An improved flux-step method is presented incorporating cleaning steps by relaxation to determine the critical flux and the critical flux for irreversibility. Experiments are performed with activated sludge fed with real municipal wastewater. The improved flux-step method is compared with a common flux-step method often used in the literature. The critical flux for a polyvinylidenefluoride flat-sheet membrane with a pore size of 0.1 μm is 56 ± 2 L m −2 h −1 according to the common flux-step method and 52 ± 3 L m −2 h −1 according to the improved flux-step method. The marginal difference is explained by the application of larger flux-steps in the improved flux-step method.
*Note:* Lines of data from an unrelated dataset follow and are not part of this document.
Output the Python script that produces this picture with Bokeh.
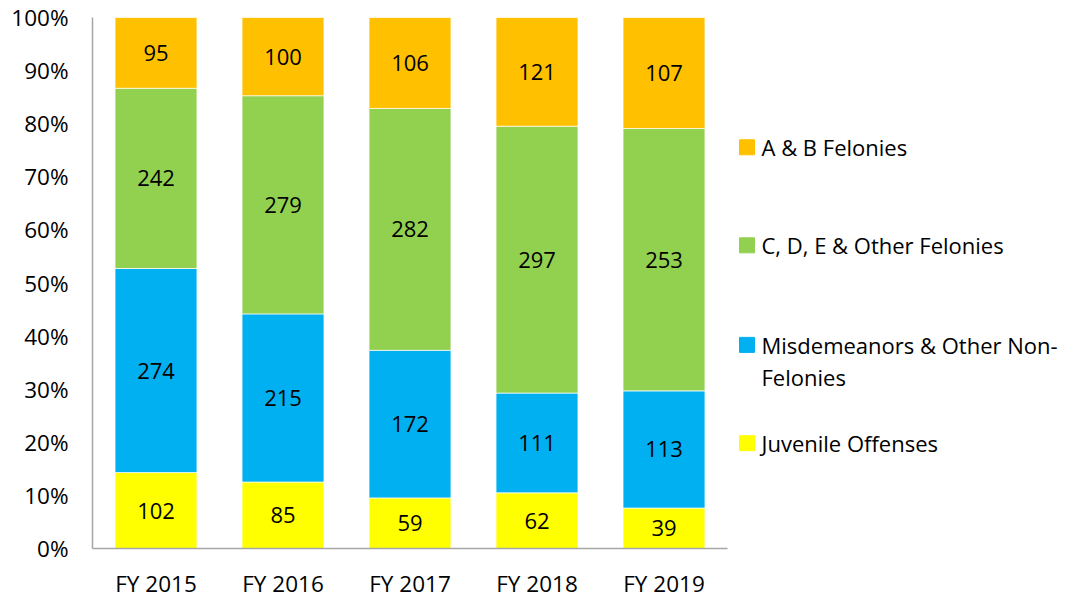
from bokeh.plotting import figure
from bokeh.models import ColumnDataSource, Range1d, FactorRange, FixedTicker
from bokeh.layouts import row
from bokeh.embed import file_html
from bokeh.resources import INLINE
from bokeh.core.properties import value

years = ["FY 2015", "FY 2016", "FY 2017", "FY 2018", "FY 2019"]
juvenile = [102, 85, 59, 62, 39]
misdemeanors = [274, 215, 172, 111, 113]
cde_felonies = [242, 279, 282, 297, 253]
ab_felonies = [95, 100, 106, 121, 107]

series_keys = ["juv", "mis", "cde", "ab"]
series_counts = [juvenile, misdemeanors, cde_felonies, ab_felonies]
series_names = ["Juvenile Offenses", "Misdemeanors & Other Non-Felonies",
                "C, D, E & Other Felonies", "A & B Felonies"]
colors = ["#FFFF00", "#00B0F0", "#92D050", "#FFC000"]

FONT = "Open Sans"

totals = [sum(vals) for vals in zip(*series_counts)]
data = {"years": years}
for k, counts in zip(series_keys, series_counts):
    data[k] = [100.0 * c / t for c, t in zip(counts, totals)]
source = ColumnDataSource(data)

p = figure(x_range=FactorRange(*years, range_padding=0), y_range=Range1d(0, 100),
           frame_width=635, frame_height=531,
           min_border_left=92, min_border_right=10, min_border_top=17, min_border_bottom=48,
           output_backend="svg", toolbar_location=None)

p.vbar_stack(series_keys, x="years", width=0.645, source=source, color=colors,
             line_color="white", line_width=0.7)

# value labels
lab_x, lab_y, lab_t = [], [], []
for i, y in enumerate(years):
    base = 0.0
    for k, counts in zip(series_keys, series_counts):
        h = data[k][i]
        lab_x.append(y)
        lab_y.append(base + h / 2)
        lab_t.append(str(counts[i]))
        base += h
p.text(x=lab_x, y=lab_y, text=lab_t, text_align="center", text_baseline="middle",
       text_font=value(FONT), text_font_size="22px", text_color="black")

p.xgrid.grid_line_color = None
p.ygrid.grid_line_color = None
p.outline_line_color = None

p.yaxis.ticker = FixedTicker(ticks=list(range(0, 101, 10)))
p.yaxis.major_label_overrides = {t: f"{t}%" for t in range(0, 101, 10)}
for ax in (p.xaxis[0], p.yaxis[0]):
    ax.axis_line_color = "#A6A6A6"
    ax.axis_line_width = 1.5
    ax.major_tick_line_color = None
    ax.minor_tick_line_color = None
    ax.major_tick_out = 0
    ax.major_tick_in = 0
    ax.major_label_text_font = FONT
    ax.major_label_text_font_size = "22.5px"
    ax.major_label_text_color = "black"
p.yaxis.major_label_standoff = 24
p.xaxis.major_label_standoff = 19

# legend panel (its frame is aligned with the main frame: page y 17..548)
LW, LH = 340, 596
lg = figure(width=LW, height=LH, x_range=Range1d(0, LW), y_range=Range1d(548, 17),
            min_border=0, output_backend="svg", toolbar_location=None)
lg.axis.visible = False
lg.grid.grid_line_color = None
lg.outline_line_color = None

leg_colors = list(reversed(colors))
leg_y = [148, 247, 347.5, 446.7]
lg.rect(x=[9.5] * 4, y=leg_y, width=15, height=15, width_units="screen",
        height_units="screen", color=leg_colors)
leg_lines = ["A & B Felonies", "C, D, E & Other Felonies",
             "Misdemeanors & Other Non-", "Felonies", "Juvenile Offenses"]
leg_line_y = [148, 247, 347.5, 380, 446.7]
lg.text(x=[24] * 5, y=leg_line_y, text=leg_lines, text_align="left", text_baseline="middle",
        text_font=value(FONT), text_font_size="22px", text_color="black")

layout = row(p, lg, spacing=0)
open("out.html", "w").write(file_html(layout, INLINE))
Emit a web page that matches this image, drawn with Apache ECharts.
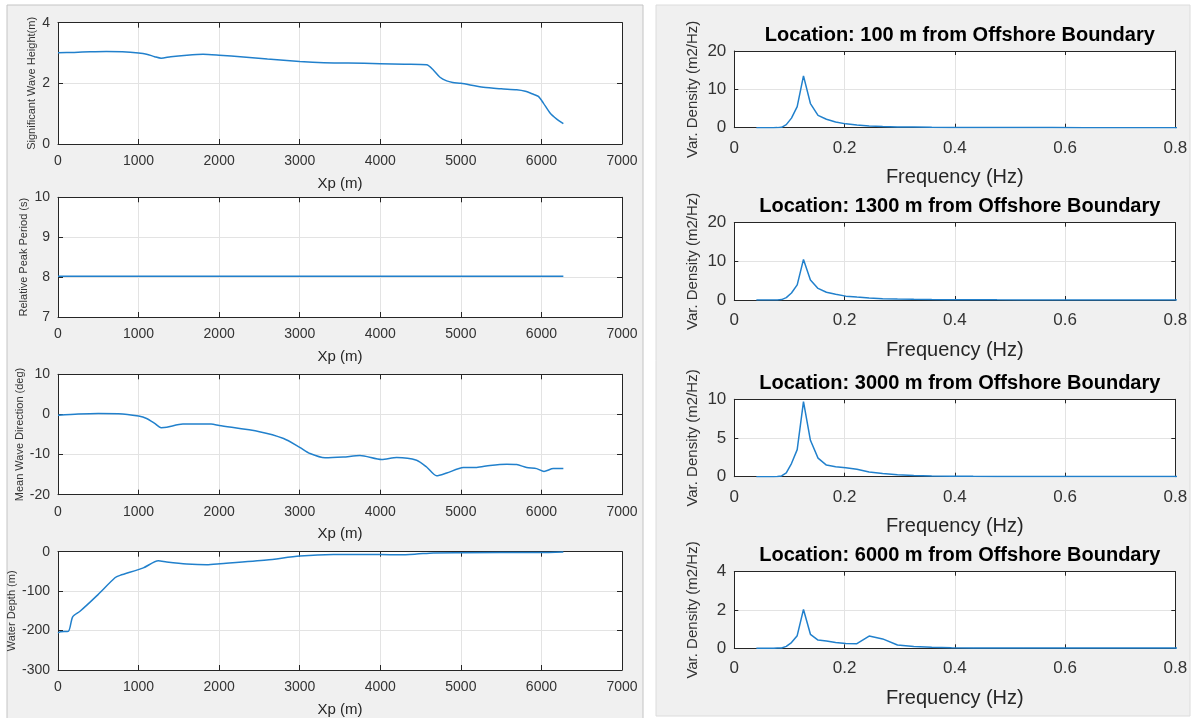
<!DOCTYPE html>
<html><head><meta charset="utf-8">
<script src="https://cdn.jsdelivr.net/npm/echarts@6/dist/echarts.min.js"></script>
<style>html,body{margin:0;padding:0;background:#fff}#c{width:1193px;height:718px}</style>
</head><body><div id="c"></div>
<script>
// ---------- DATA ----------
const hsData = [[0,3.01],[200,3.02],[400,3.04],[600,3.05],[800,3.04],[1000,3.0],[1100,2.96],[1200,2.88],[1280,2.83],[1400,2.88],[1600,2.93],[1800,2.96],[2000,2.93],[2300,2.87],[2600,2.8],[3000,2.72],[3300,2.68],[3600,2.67],[4000,2.65],[4300,2.63],[4575,2.61],[4658,2.44],[4741,2.2],[4824,2.08],[4900,2.03],[5000,2.0],[5279,1.87],[5500,1.82],[5693,1.79],[5800,1.74],[5900,1.64],[5962,1.57],[6024,1.35],[6107,1.02],[6190,0.82],[6272,0.67]];
const tpData = [[0,8.02],[6272,8.02]];
const dirData = [[0,-0.2],[250,0.1],[500,0.25],[750,0.2],[1000,-0.4],[1100,-1.0],[1200,-2.25],[1280,-3.3],[1350,-3.2],[1550,-2.4],[1900,-2.4],[2000,-2.75],[2500,-4.3],[2800,-6],[3000,-8.2],[3128,-9.75],[3314,-10.8],[3541,-10.6],[3748,-10.25],[4017,-11.25],[4203,-10.75],[4451,-11.4],[4575,-13.1],[4699,-15.3],[4824,-14.6],[5031,-13.25],[5197,-13.2],[5362,-12.7],[5569,-12.4],[5693,-12.5],[5817,-13.2],[5941,-13.5],[6032,-14.2],[6148,-13.5],[6272,-13.5]];
const depthData = [[0,-206],[30,-203],[128,-202],[182,-165],[273,-151],[480,-112],[707,-66],[770,-60],[1059,-41],[1245,-23],[1349,-26],[1597,-31],[1845,-33],[2011,-30.6],[2590,-21],[3000,-11],[3418,-7],[3997,-7],[4245,-8],[4451,-6],[4658,-3],[4990,-2.5],[5982,-2],[6272,-0.5]];

const freq = [0.04,0.044,0.0484,0.0532,0.0586,0.0644,0.0709,0.078,0.0858,0.0943,0.1037,0.1141,0.1255,0.1381,0.1519,0.1671,0.1838,0.2022,0.2224,0.2446,0.2691,0.296,0.3256,0.3582,0.394,0.4334,0.4767,0.5244,0.5768,0.6345,0.698,0.7678,0.8446];
const spec100  = [0,0,0,0,0,0,0,0.02,0.1,0.8,2.5,5.5,13.5,6.3,3.2,2.2,1.5,1.0,0.7,0.45,0.3,0.2,0.15,0.1,0.07,0.05,0.03,0.02,0.02,0.01,0.01,0.01,0.01];
const spec1300 = [0,0,0,0,0,0,0,0.02,0.1,0.6,1.8,3.9,10.5,5.2,3.0,2.0,1.5,1.0,0.75,0.5,0.35,0.25,0.18,0.12,0.08,0.05,0.04,0.03,0.02,0.02,0.01,0.01,0.01];
const spec3000 = [0,0,0,0,0,0,0,0.02,0.1,0.5,1.7,3.5,9.7,4.7,2.4,1.5,1.3,1.15,0.95,0.6,0.4,0.25,0.15,0.1,0.07,0.05,0.04,0.03,0.02,0.02,0.01,0.01,0.01];
const spec6000 = [0,0,0,0,0,0,0,0.01,0.02,0.1,0.3,0.66,2.03,0.73,0.43,0.38,0.3,0.25,0.24,0.64,0.49,0.17,0.09,0.05,0.03,0.02,0.02,0.01,0.01,0.01,0.01,0.01,0.01];

const leftYNames = ['Significant Wave Height(m)','Relative Peak Period (s)','Mean Wave Direction (deg)','Water Depth (m)'];
const rightTitles = ['Location: 100 m from Offshore Boundary','Location: 1300 m from Offshore Boundary','Location: 3000 m from Offshore Boundary','Location: 6000 m from Offshore Boundary'];
const xpName = 'Xp (m)';
const freqName = 'Frequency (Hz)';
const densName = 'Var. Density (m2/Hz)';

// ---------- LAYOUT ----------
const FONT = '"Liberation Sans", Arial, Helvetica, sans-serif';
const LINE = '#2180cc';
const panels = [
  {left:58, top:22.7, width:564, height:121.3, x:[0,7000,1000], y:[0,4,2], yName:leftYNames[0], yGap:21, data:hsData, side:'L'},
  {left:58, top:197.3, width:564, height:119.7, x:[0,7000,1000], y:[7,10,1], yName:leftYNames[1], yGap:29, data:tpData, side:'L'},
  {left:58, top:374.3, width:564, height:120.4, x:[0,7000,1000], y:[-20,10,10], yName:leftYNames[2], yGap:32, data:dirData, side:'L'},
  {left:58, top:551.7, width:564, height:121.6, x:[0,7000,1000], y:[-300,0,100], yName:leftYNames[3], yGap:41, data:depthData, side:'L'},
  {left:734.3, top:51, width:441, height:76.7, x:[0,0.8,0.2], y:[0,20,10], title:rightTitles[0], data:freq.map((f,i)=>[f,spec100[i]]), side:'R'},
  {left:734.3, top:222.7, width:441, height:77.3, x:[0,0.8,0.2], y:[0,20,10], title:rightTitles[1], data:freq.map((f,i)=>[f,spec1300[i]]), side:'R'},
  {left:734.3, top:399.3, width:441, height:77.4, x:[0,0.8,0.2], y:[0,10,5], title:rightTitles[2], data:freq.map((f,i)=>[f,spec3000[i]]), side:'R'},
  {left:734.3, top:571.7, width:441, height:76.6, x:[0,0.8,0.2], y:[0,4,2], title:rightTitles[3], data:freq.map((f,i)=>[f,spec6000[i]]), side:'R'}
];

const grid=[], xAxis=[], yAxis=[], series=[], title=[];
const axisLine = {show:true, onZero:false, lineStyle:{color:'#262626', width:1}};
const tick = (len)=>({show:true, inside:true, length:len, lineStyle:{color:'#262626', width:1}});
const plain = v => String(+v.toFixed(6));
panels.forEach((p,i)=>{
  const L = p.side==='L';
  grid.push({left:p.left, top:p.top, width:p.width, height:p.height, show:true, backgroundColor:'#fff', borderWidth:0});
  const tickFs = L?14:17;
  xAxis.push({gridIndex:i, type:'value', position:'bottom', min:p.x[0], max:p.x[1], interval:p.x[2],
    axisLine, axisTick:tick(L?5:4),
    axisLabel:{color:'#333', fontFamily:FONT, fontSize:tickFs, margin:L?10:12, formatter:plain},
    splitLine:{show:true, lineStyle:{color:'#e3e3e3', width:1}},
    name:L?xpName:freqName, nameLocation:'middle', nameGap:L?32:40,
    nameTextStyle:{color:'#262626', fontFamily:FONT, fontSize:L?15:20}});
  xAxis.push({gridIndex:i, type:'value', position:'top', min:p.x[0], max:p.x[1], interval:p.x[2],
    axisLine, axisTick:tick(L?5:4), axisLabel:{show:false}, splitLine:{show:false}});
  yAxis.push({gridIndex:i, type:'value', position:'left', min:p.y[0], max:p.y[1], interval:p.y[2],
    axisLine, axisTick:tick(L?5:4),
    axisLabel:{color:'#333', fontFamily:FONT, fontSize:tickFs, margin:8, formatter:plain},
    splitLine:{show:true, lineStyle:{color:'#e3e3e3', width:1}},
    name:L?p.yName:densName, nameLocation:'middle', nameGap:L?p.yGap:34,
    nameTextStyle:{color:'#333', fontFamily:FONT, fontSize:L?11:15}});
  yAxis.push({gridIndex:i, type:'value', position:'right', min:p.y[0], max:p.y[1], interval:p.y[2],
    axisLine, axisTick:tick(L?5:4), axisLabel:{show:false}, splitLine:{show:false}});
  series.push({type:'line', xAxisIndex:2*i, yAxisIndex:2*i, data:p.data, showSymbol:false, symbol:'none',
    smooth:L?0.25:false, clip:true, lineStyle:{color:LINE, width:1.5}, z:5});
  if(!L){
    title.push({text:p.title, left:p.left+p.width/2, top:p.top-31, textAlign:'center',
      textStyle:{fontFamily:FONT, fontWeight:'bold', fontSize:20, color:'#000'}});
  }
});

const chart = echarts.init(document.getElementById('c'), null, {renderer:'canvas'});
chart.setOption({
  animation:false,
  backgroundColor:'#fff',
  title, grid, xAxis, yAxis, series,
  graphic:[
    {type:'rect', z:-10, shape:{x:7,y:5,width:636,height:720}, style:{fill:'#f0f0f0', stroke:'#c4c4c4', lineWidth:1}},
    {type:'rect', z:-10, shape:{x:656,y:5,width:534,height:711}, style:{fill:'#f0f0f0', stroke:'#dcdcdc', lineWidth:1}}
  ]
});
</script></body></html>
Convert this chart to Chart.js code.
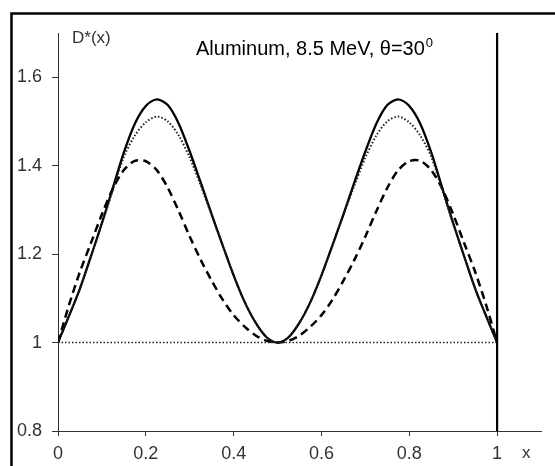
<!DOCTYPE html>
<html>
<head>
<meta charset="utf-8">
<script src="https://cdn.jsdelivr.net/npm/chart.js@4"></script>
<style>
  html,body{margin:0;padding:0;background:#fff;}
  #wrap{position:relative;width:555px;height:466px;}
</style>
</head>
<body>
<div id="wrap"><canvas id="plot" width="555" height="466"></canvas></div>
<script>
/* ===== Data ===== */
const xVals = [0,0.025,0.05,0.075,0.1,0.125,0.15,0.175,0.2,0.225,0.25,0.275,0.3,0.325,0.35,0.375,0.4,0.425,0.45,0.475,
  0.5,0.525,0.55,0.575,0.6,0.625,0.65,0.675,0.7,0.725,0.75,0.775,0.8,0.825,0.85,0.875,0.9,0.925,0.95,0.975,1];

const solidY = [1.000,1.060,1.122,1.195,1.270,1.350,1.430,1.495,1.535,1.550,1.537,1.495,1.432,1.362,1.290,1.220,1.152,1.092,1.045,1.012,
  1.000,1.012,1.045,1.092,1.152,1.220,1.290,1.362,1.432,1.495,1.537,1.550,1.535,1.495,1.430,1.350,1.270,1.195,1.122,1.060,1.000];

const dottedY = [1.000,1.060,1.122,1.195,1.268,1.345,1.420,1.468,1.498,1.511,1.500,1.468,1.418,1.355,1.288,1.220,1.152,1.092,1.045,1.012,
  1.000,1.012,1.045,1.092,1.152,1.220,1.288,1.355,1.418,1.468,1.500,1.511,1.498,1.468,1.420,1.345,1.268,1.195,1.122,1.060,1.000];

const dashedY = [1.000,1.085,1.160,1.225,1.290,1.348,1.390,1.411,1.410,1.390,1.350,1.297,1.240,1.187,1.140,1.097,1.062,1.036,1.016,1.004,
  1.000,1.004,1.016,1.036,1.062,1.097,1.140,1.187,1.240,1.297,1.350,1.390,1.410,1.411,1.390,1.348,1.290,1.225,1.160,1.085,1.000];

const xTicks = [0,0.2,0.4,0.6,0.8,1];
const yTicks = [0.8,1,1.2,1.4,1.6];
const titleText = "Aluminum, 8.5 MeV, \u03B8=30";
const titleSup = "0";
const yLabel = "D*(x)";
const xLabel = "x";

const pts = ys => xVals.map((x,i)=>({x, y: ys[i]}));

/* ===== Frame + texts ===== */
const decor = {
  id: "decor",
  beforeDraw(c){
    const ctx = c.ctx;
    ctx.save();
    ctx.fillStyle = "#fff";
    ctx.fillRect(0,0,c.width,c.height);
    ctx.strokeStyle = "#000";
    ctx.lineWidth = 2.5;
    ctx.beginPath();
    ctx.moveTo(11.5,470);
    ctx.lineTo(11.5,13.5);
    ctx.lineTo(560,13.5);
    ctx.stroke();
    ctx.restore();
  },
  afterDraw(c){
    const ctx = c.ctx;
    ctx.save();
    ctx.fillStyle = "#000";
    ctx.textBaseline = "alphabetic";
    ctx.font = "20px 'Liberation Sans', Arial, sans-serif";
    ctx.fillText(titleText, 196, 55);
    const w = ctx.measureText(titleText).width;
    ctx.font = "13px 'Liberation Sans', Arial, sans-serif";
    ctx.fillText(titleSup, 196 + w + 1, 47);
    ctx.fillStyle = "#333";
    ctx.font = "17px 'Liberation Sans', Arial, sans-serif";
    ctx.fillText(yLabel, 72, 43);
    ctx.fillText(xLabel, 522, 458);
    ctx.restore();
  }
};

new Chart(document.getElementById("plot"), {
  type: "line",
  data: {
    datasets: [
      { data: [{x:1,y:0.8},{x:1,y:1.7}], borderColor:"#000", borderWidth:2.2, pointRadius:0 },
      { data: [{x:0,y:1},{x:1,y:1}], borderColor:"#222", borderWidth:1.5, borderDash:[1.5,2], pointRadius:0 },
      { data: pts(dottedY), borderColor:"#222", borderWidth:2, borderDash:[1.5,2], pointRadius:0, tension:0.3 },
      { data: pts(dashedY), borderColor:"#000", borderWidth:2.5, borderDash:[8,5], pointRadius:0, tension:0.3 },
      { data: pts(solidY), borderColor:"#000", borderWidth:2.3, pointRadius:0, tension:0.3 }
    ]
  },
  options: {
    responsive: false,
    animation: false,
    layout: { padding: { top:33, right:14, left:0, bottom:0 } },
    plugins: { legend:{display:false}, tooltip:{enabled:false} },
    scales: {
      x: {
        type: "linear", min: 0, max: 1.1,
        afterBuildTicks: s => { s.ticks = xTicks.map(v=>({value:v})); },
        afterFit: s => { s.height = 35; },
        grid: { drawOnChartArea:false, drawTicks:true, tickLength:5, color:"#333" },
        border: { display:true, color:"#333", width:1 },
        ticks: { color:"#333", padding:7, maxRotation:0, font:{family:"'Liberation Sans', Arial, sans-serif", size:18},
          callback: v => String(+v.toFixed(1)) }
      },
      y: {
        type: "linear", min: 0.8, max: 1.7,
        afterBuildTicks: s => { s.ticks = yTicks.map(v=>({value:v})); },
        afterFit: s => { s.width = 58; },
        grid: { drawOnChartArea:false, drawTicks:true, tickLength:6, color:"#333" },
        border: { display:true, color:"#333", width:1 },
        ticks: { color:"#333", padding:10, font:{family:"'Liberation Sans', Arial, sans-serif", size:18},
          callback: v => String(+v.toFixed(1)) }
      }
    }
  },
  plugins: [decor]
});
</script>
</body>
</html>
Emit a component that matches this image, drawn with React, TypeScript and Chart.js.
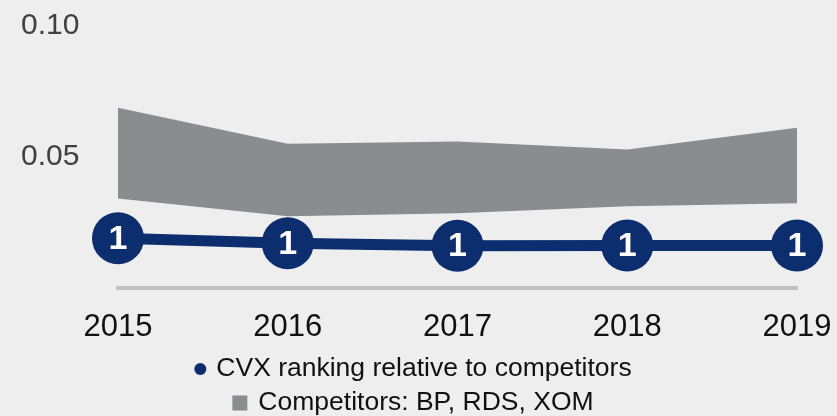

By applying intermediate relaxation the fouling appears to be almost completely reversible, indicating that cake layer formation is the dominant fouling mechanism. The cake layer remains removable up to a flux of 100 L m −2 h −1. The critical flux for irreversibility is therefore larger than 100 L m −2 h −1. The influence of fouling history is reduced by intermediate relaxation. As a result, the total fouling rate is much lower with the improved flux-step method compared to the common flux-step method, showing almost no fouling rate hysteresis in the improved method. A low amount of irreversible fouling is measured due to the adsorption of macromolecules, pore blocking, and/or gel formation. Applying the improved method ten times consecutively shows the influence of irreversible fouling on the long term. The critical flux decreases by 4 L m −2 h −1 as a consequence of irreversible fouling during the ten runs representing a long filtration run of 150 h at a net flux of 19 L m −2 h −1.